IRAQ'S BIGGEST PROBLEM: MEDIA BIAS....Virginia Postrel says she doesn't know what the real situation in Iraq is, and Glenn Reynolds responds with this:

And neither do I, of course. But what has been obvious from here is that the bad news has been consistently overplayed and the good news consistently underplayed....

Really? From where I sit, Glenn opines rather endlessly about the situation in Iraq. You don't have to look far, either: just read the sentence right after "And neither do I."

The proximate cause of all this is a USA Today story about media coverage of Iraq, which actually says nothing about slanted coverage at all. What it says is that some reporters think things are better than reported while others think things are actually worse. And presumably everyone agrees with Time magazine's Brian Bennett that this really has nothing to do with bias: dramatic events are what the media reports everywhere, not just in Iraq. Their behavior in Baghdad is no different from their behavior in Los Angeles.

In any case, there's no way of knowing whether news from Iraq is slanted unless you yourself happen to know how things are going.

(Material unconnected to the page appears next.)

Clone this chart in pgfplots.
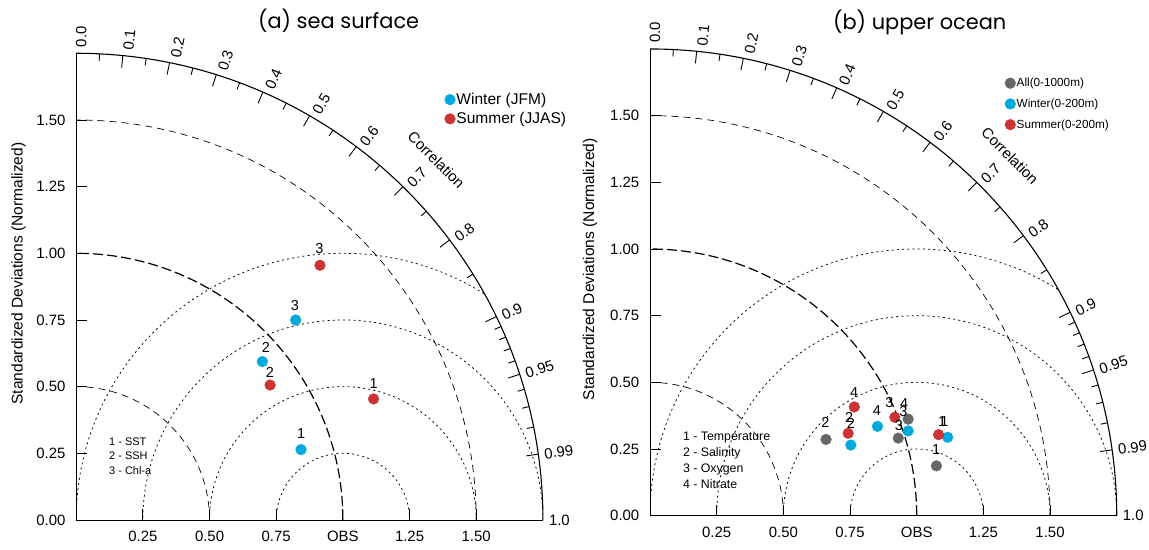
\documentclass[border=0pt]{standalone}
\usepackage{fontspec}
\setmainfont{Liberation Sans}
\newfontfamily\titlefont{Poppins}
\usepackage{pgfplots}
\pgfplotsset{compat=1.18}
\definecolor{cw}{RGB}{0,170,220}
\definecolor{cs}{RGB}{204,51,51}
\definecolor{ca}{RGB}{102,102,102}
\def\U{266.7bp}

\newcommand\taylorgrid{%
  \draw[line width=0.7bp, dash pattern=on 7bp off 5bp] (0.5,0) arc[start angle=0, end angle=90, radius=0.5];
  \draw[line width=1.2bp, dash pattern=on 10bp off 4bp] (1,0) arc[start angle=0, end angle=90, radius=1];
  \draw[line width=0.7bp, dash pattern=on 7bp off 5bp] (1.5,0) arc[start angle=0, end angle=90, radius=1.5];
  \begin{scope}
    \clip (0,0) -- (1.75,0) arc[start angle=0, end angle=90, radius=1.75] -- cycle;
    \foreach \r in {0.25,0.5,0.75,1}{\draw[line width=0.75bp, dash pattern=on 2bp off 3.2bp] (1,0) circle[radius=\r];}
  \end{scope}
}
\newcommand\taylorframe{%
  \draw[line width=1.1bp] (1.75,0) arc[start angle=0, end angle=90, radius=1.75];
  \foreach \c/\l in {0/0.0,0.1/0.1,0.2/0.2,0.3/0.3,0.4/0.4,0.5/0.5,0.6/0.6,0.7/0.7,0.8/0.8,0.9/0.9,0.95/0.95,0.99/0.99,1/1.0}{%
    \pgfmathsetmacro\t{acos(\c)}%
    \pgfmathsetmacro\tt{\t-0.6*sin(\t)}%
    \draw[line width=0.9bp] (\t:1.75) -- (\t:1.705);
    \node[rotate=\t, anchor=west, inner sep=0pt, font=\fontsize{15}{18}\selectfont] at (\tt:1.772) {\l};
  }
  \foreach \c in {0.05,0.15,0.25,0.35,0.45,0.55,0.65,0.75,0.85,0.91,0.92,0.93,0.94,0.96,0.97,0.98}{%
    \pgfmathsetmacro\t{acos(\c)}%
    \draw[line width=0.9bp] (\t:1.75) -- (\t:1.724);
  }
  \node[rotate=-45, inner sep=0pt, font=\fontsize{15}{18}\selectfont] at (1.35,1.35) {Correlation};
}

\pgfplotsset{
  taylor/.style={
    scale only axis, width=466.7bp, height=466.7bp, anchor=south west,
    xmin=0, xmax=1.75, ymin=0, ymax=1.75,
    axis lines=left, axis line style={-, line width=1bp},
    every outer x axis line/.append style={-},
    every outer y axis line/.append style={-},
    clip=false,
    tick align=inside, major tick length=11bp,
    every tick/.style={black, line width=0.9bp},
    xtick={0.25,0.5,0.75,1,1.25,1.5},
    xticklabels={0.25,0.50,0.75,OBS,1.25,1.50},
    ytick={0,0.25,0.5,0.75,1,1.25,1.5},
    yticklabels={0.00,0.25,0.50,0.75,1.00,1.25,1.50},
    minor tick num=0,
    ticklabel style={font=\fontsize{15}{18}\selectfont, inner sep=0pt},
    xticklabel style={yshift=-11bp},
    yticklabel style={xshift=-10.5bp},
    /pgf/number format/assume math mode=true,
    legend cell align=left,
    legend image code/.code={\draw[##1] plot coordinates {(0bp,0bp)};},
    nodes near coords style={anchor=center, inner sep=0pt, text=black, font=\fontsize{14.5}{17}\selectfont},
  },
  dots/.style={only marks, mark=*, mark size=5.4bp, mark options={line width=0.3bp}},
}

\begin{document}
\begin{tikzpicture}
\path[use as bounding box] (0,0) rectangle (1149bp,-550bp);

% ---------- panel (a) ----------
\begin{scope}[shift={(76.2bp,-520bp)}, x=\U, y=\U]
  \taylorgrid
\end{scope}
\begin{axis}[taylor, at={(76.2bp,-520bp)},
  legend style={at={(0.789,0.917)}, anchor=north west, draw=none, fill=none, inner sep=0pt,
    font=\fontsize{15.6}{18}\selectfont, row sep=4.5bp, nodes={inner sep=1bp},
    /tikz/every even column/.append style={column sep=1.5bp}}]
  \addplot[dots, color=cw] coordinates {(0.843,0.264) (0.698,0.594) (0.823,0.750)};
  \addlegendentry{Winter (JFM)}
  \addplot[dots, color=cs] coordinates {(1.115,0.454) (0.727,0.506) (0.914,0.955)};
  \addlegendentry{Summer (JJAS)}
  \addplot[draw=none, mark=none, forget plot, nodes near coords, point meta=explicit symbolic]
    table[x=x, y=y, meta=l] {
    x      y       l
    0.843  0.3225  1
    1.115  0.5125  1
    0.711  0.646   2
    0.726  0.554   2
    0.820  0.8025  3
    0.912  1.0175  3
  };
\end{axis}
\begin{scope}[shift={(76.2bp,-520bp)}, x=\U, y=\U]
  \taylorframe
  \begin{scope}[font=\fontsize{11}{13}\selectfont]
    \node[anchor=base west, inner sep=0pt] at (0.123,0.281) {1 - SST};
    \node[anchor=base west, inner sep=0pt] at (0.123,0.2255) {2 - SSH};
    \node[anchor=base west, inner sep=0pt] at (0.123,0.170) {3 - Chl-a};
  \end{scope}
\end{scope}
\node[font=\titlefont\fontsize{21}{25}\selectfont, anchor=base] at (338.6bp,-28.5bp) {(a) sea surface};
\node[rotate=90, inner sep=0pt, font=\fontsize{15.6}{18}\selectfont] at (18.5bp,-273.5bp) {Standardized Deviations (Normalized)};

% ---------- panel (b) ----------
\begin{scope}[shift={(650bp,-515.7bp)}, x=\U, y=\U]
  \taylorgrid
\end{scope}
\begin{axis}[taylor, at={(650bp,-515.7bp)},
  legend style={at={(0.760,0.940)}, anchor=north west, draw=none, fill=none, inner sep=0pt,
    font=\fontsize{11.8}{14}\selectfont, row sep=8.7bp, nodes={inner sep=1bp},
    /tikz/every even column/.append style={column sep=5.5bp}}]
  \addplot[dots, color=ca] coordinates {(1.074,0.187) (0.660,0.286) (0.931,0.291) (0.968,0.362)};
  \addlegendentry{All(0-1000m)}
  \addplot[dots, color=cw] coordinates {(1.116,0.294) (0.753,0.265) (0.968,0.318) (0.853,0.335)};
  \addlegendentry{Winter(0-200m)}
  \addplot[dots, color=cs] coordinates {(1.082,0.304) (0.743,0.309) (0.918,0.369) (0.766,0.408)};
  \addlegendentry{Summer(0-200m)}
  \addplot[draw=none, mark=none, forget plot, nodes near coords, point meta=explicit symbolic]
    table[x=x, y=y, meta=l] {
    x      y      l
    0.765  0.461  4
    0.658  0.348  2
    0.747  0.369  2
    0.753  0.345  2
    0.851  0.395  4
    0.898  0.424  3
    0.953  0.421  4
    0.950  0.392  3
    0.933  0.338  3
    1.095  0.354  1
    1.104  0.354  1
    1.073  0.248  1
  };
\end{axis}
\begin{scope}[shift={(650bp,-515.7bp)}, x=\U, y=\U]
  \taylorframe
  \begin{scope}[font=\fontsize{12.4}{14}\selectfont]
    \node[anchor=base west, inner sep=0pt] at (0.123,0.283) {1 - Temperature};
    \node[anchor=base west, inner sep=0pt] at (0.123,0.223) {2 - Salinity};
    \node[anchor=base west, inner sep=0pt] at (0.123,0.163) {3 - Oxygen};
    \node[anchor=base west, inner sep=0pt] at (0.123,0.101) {4 - Nitrate};
  \end{scope}
\end{scope}
\node[font=\titlefont\fontsize{21}{25}\selectfont, anchor=base] at (919.7bp,-29bp) {(b) upper ocean};
\node[rotate=90, inner sep=0pt, font=\fontsize{15.6}{18}\selectfont] at (590bp,-269.2bp) {Standardized Deviations (Normalized)};
\end{tikzpicture}
\end{document}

And considering the fact that our soldiers continue to get killed, buildings and pipelines are being bombed, the president wants 87 billion additional dollars, and reserve tours have been extended well, how good can things be? We wouldn't be extending our troops' stay in Iraq and begging other countries for help if things were going better than planned, would we?

To update Samuel Johnson, media bias is the last refuge of a scoundrel. When the news is bad and you can't actually marshal any particular facts to prove otherwise aside from a few cherry picked positive reports and the descriptions of some casual visitors just yell "media bias" and pretend that "bad news has been consistently overplayed" even if most of the evidence belies that.

I have no doubt that there's good news in Iraq Saddam is gone, infrastructure is being slowly rebuilt, daily life may possibly be returning to something close to normal but it's pretty obvious that there's plenty of bad news too. That doesn't mean we have to give up, but the war party, which was so enthusiastic about this adventure beforehand, ought to be willing to face up to it. So quit shooting the messengers, guys, it's unbecoming.